As soon as we leave the bookstore, the girls invite me to the nearest pub, but before I manage to agree, Conrad shows up. “Hey,” he greets me with a smile. No hug, no kiss. I’m getting used to it. That’s who he is. He’s never been an affectionate type of person. I just got used to something entirely else with Jeremiah and now I have to unlearn that pattern for the sake of this relationship that we fought so much for. “I’m Conrad, nice to meet you,” he offers a handshake to my new friends and they chuckle at his politeness. “What were you talking about?” He asks.

“We were planning on hitting a pub. You’re welcome to join,” Beck says.

He slightly furrows, even though he keeps smiling. But I can tell that he’s disapproving. His eyes give it all away. He puts his hand around my waist, pulling me closer and it calms me down. He’s showing affection. In public. Maybe I don’t need Jeremiah, after all? Maybe Conrad is actually able to give it to me?

“Belly, I was thinking about taking you out for dinner. Just the two of us?” He looks at me, ignoring my new friends. 

I blush slightly, suddenly I’m this teenage girl that swoons over a boy all over again. I can’t help it. “I…I’ll catch up with you guys later, okay?” I barely say and leave with Conrad. Just a few steps towards his car and he retreats his hand, putting it in his pocket. I shiver at the sudden coldness. “Is everything alright?” I ask quietly as we get in his car.

“You were supposed to be studying,” he sighs as he starts the engine, leaving the parking lot. “Not partying. You’re not in Finch nor Paris anymore, remember?” His voice is cold.

“Sorry,” I simply say, looking down. I just don’t want to see the look of utter disappointment painted all over his face. I swear to god that he looks like my mom when he does that - a concerning habit that I choose to ignore for the sake of my happiness. 

“And what’s with the book collection? They don’t look like psychology textbooks,” he says as he keeps driving. The area looks familiar, I wonder whether he’s taking me to dinner at one of those nice restaurants near our apartment. We always said that we would try the menu, but we didn’t have the opportunity yet. I’m glad that it will finally happen. When I was sixteen I often daydreamed about him taking me out to a proper dinner. Just the two of us. Now I might finally get to experience that.
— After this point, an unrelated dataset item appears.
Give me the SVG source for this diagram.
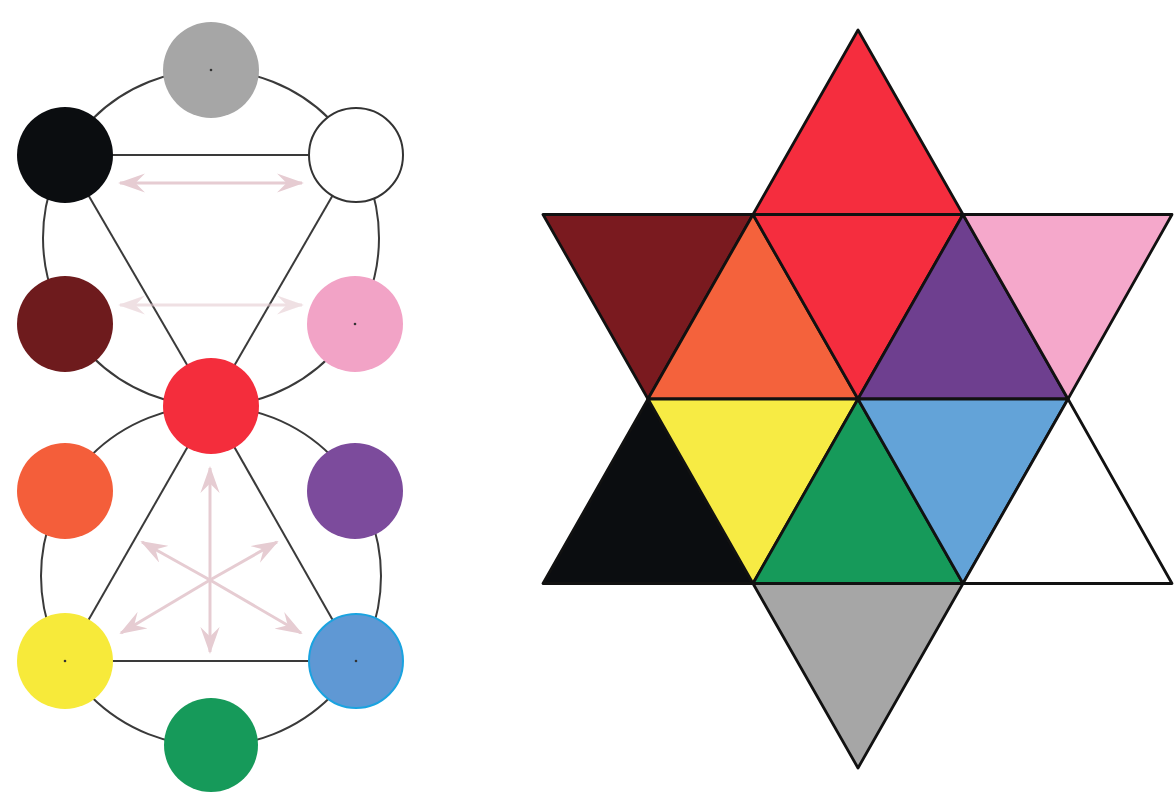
<svg xmlns="http://www.w3.org/2000/svg" width="1176" height="792" viewBox="0 0 1176 792">
<style>
.ring{fill:none;stroke:#3a3a3a;stroke-width:2}
.edge{stroke:#3a3a3a;stroke-width:2;fill:none}
.pk{stroke:#e6ccd2;stroke-width:3;fill:none}
.node{stroke:none}
.dot{fill:#333}
.tri{stroke:#111;stroke-width:2.8;stroke-linejoin:round}
</style>
<defs>
<marker id="ah" viewBox="0 0 14 10" refX="13" refY="5" markerWidth="9" markerHeight="6.5" orient="auto-start-reverse" markerUnits="strokeWidth">
<path d="M0,0 L14,5 L0,10 L5,5 z" fill="#e6ccd2"/>
</marker>
</defs>
<rect width="1176" height="792" fill="#fff"/>
<g id="connectors">
<circle class="ring" cx="211" cy="238" r="168"/>
<circle class="ring" cx="211" cy="576" r="170"/>
<line class="edge" x1="65" y1="155" x2="356" y2="155"/>
<line class="edge" x1="65" y1="155" x2="211" y2="406"/>
<line class="edge" x1="356" y1="155" x2="211" y2="406"/>
<line class="edge" x1="211" y1="406" x2="65" y2="661"/>
<line class="edge" x1="211" y1="406" x2="356" y2="661"/>
<line class="edge" x1="65" y1="661" x2="356" y2="661"/>
<line class="pk" x1="120" y1="183" x2="302" y2="183" marker-start="url(#ah)" marker-end="url(#ah)"/>
<line class="pk" x1="120" y1="305" x2="302" y2="305" marker-start="url(#ah)" marker-end="url(#ah)" opacity="0.6"/>
<line class="pk" x1="210" y1="580" x2="210" y2="468" marker-end="url(#ah)"/>
<line class="pk" x1="210" y1="580" x2="210" y2="652" marker-end="url(#ah)"/>
<line class="pk" x1="210" y1="580" x2="142" y2="542" marker-end="url(#ah)"/>
<line class="pk" x1="210" y1="580" x2="277" y2="542" marker-end="url(#ah)"/>
<line class="pk" x1="210" y1="580" x2="121" y2="633" marker-end="url(#ah)"/>
<line class="pk" x1="210" y1="580" x2="301" y2="633" marker-end="url(#ah)"/>
</g>
<g id="n-gray"><circle class="node" cx="211" cy="70" r="48" fill="#a6a6a6"/><circle class="dot" cx="211" cy="70" r="1.3"/></g>
<g id="n-black"><circle class="node" cx="65" cy="155" r="48" fill="#0b0d10"/></g>
<g id="n-white"><circle cx="356" cy="155" r="47" fill="#fff" stroke="#333" stroke-width="2"/></g>
<g id="n-darkred"><circle class="node" cx="65" cy="324" r="48" fill="#6e1b1d"/></g>
<g id="n-pink"><circle class="node" cx="355" cy="324" r="48" fill="#f2a3c6"/><circle class="dot" cx="355" cy="324" r="1.3"/></g>
<g id="n-red"><circle class="node" cx="211" cy="406" r="48" fill="#f42d3c"/></g>
<g id="n-orange"><circle class="node" cx="65" cy="491" r="48" fill="#f45e3a"/></g>
<g id="n-purple"><circle class="node" cx="355" cy="491" r="48" fill="#7c4b9c"/></g>
<g id="n-yellow"><circle class="node" cx="65" cy="661" r="48" fill="#f7ea3a"/><circle class="dot" cx="65" cy="661" r="1.3"/></g>
<g id="n-blue"><circle cx="356" cy="661" r="47" fill="#5f98d4" stroke="#1aa3e0" stroke-width="2"/><circle class="dot" cx="356" cy="661" r="1.3"/></g>
<g id="n-green"><circle class="node" cx="211" cy="745" r="47" fill="#169a5a"/></g>
<g id="star">
<polygon class="tri" points="858,30 753,214.5 963,214.5" fill="#f52d3e"/>
<polygon class="tri" points="543,214.5 753,214.5 648,399" fill="#7a1a1f"/>
<polygon class="tri" points="753,214.5 648,399 858,399" fill="#f4623c"/>
<polygon class="tri" points="753,214.5 963,214.5 858,399" fill="#f52d3e"/>
<polygon class="tri" points="963,214.5 858,399 1068,399" fill="#6e3f8f"/>
<polygon class="tri" points="963,214.5 1172,214.5 1068,399" fill="#f5a8cb"/>
<polygon class="tri" points="648,399 543,583.5 753,583.5" fill="#0b0d10"/>
<polygon class="tri" points="648,399 858,399 753,583.5" fill="#f7eb44"/>
<polygon class="tri" points="858,399 753,583.5 963,583.5" fill="#169a5a"/>
<polygon class="tri" points="858,399 1068,399 963,583.5" fill="#63a3d8"/>
<polygon class="tri" points="1068,399 963,583.5 1172,583.5" fill="#fff"/>
<polygon class="tri" points="753,583.5 963,583.5 858,768" fill="#a6a6a6"/>
</g>
</svg>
“They’re not, but my professor recommended reading it. Marcel Proust is a genius, at least in his opinion,” I try to defend my purchase, but unsuccessfully.

He clicks his tongue. “It’s a waste of time if it’s not on the syllabus. Not to mention a waste of money. May I remind you that you’re not working and we’re basically living off my and my dad’s money?” He says calmly.

My face turns beet red as he says that. “Sorry,” I say again, hoping that it would improve the already tense atmosphere, but it doesn’t seem to work. Sorry is never enough with Conrad. Apology acceptance must be earned, ideally with a behaviour improvement. “I thought that you were taking me out to dinner?” I say as he parks in front of our apartment building.

“Did I? I meant eating at home together. I bought chicken on my way to pick you up from Brown,” he says. 

I don’t even dare to sigh in response, I’m too tired to fight him on this one as it seems too trivial to be actually worth it. 

What feels like a deep connection at fourteen may actually be your brain’s way of responding to novelty and excitement, I remember professor Lahey’s words. Could that be true? The echo of his voice bouncing in my mind. Suddenly, the memory of him - the rush, the butterflies, the way everything felt so impossibly intense - feels different. Not wrong, just… smaller somehow, like I’m seeing it through a clearer lens. And maybe, just maybe, I’ve been holding on to the idea of him, rather than who he really was. A shiver runs down my spine as we get home.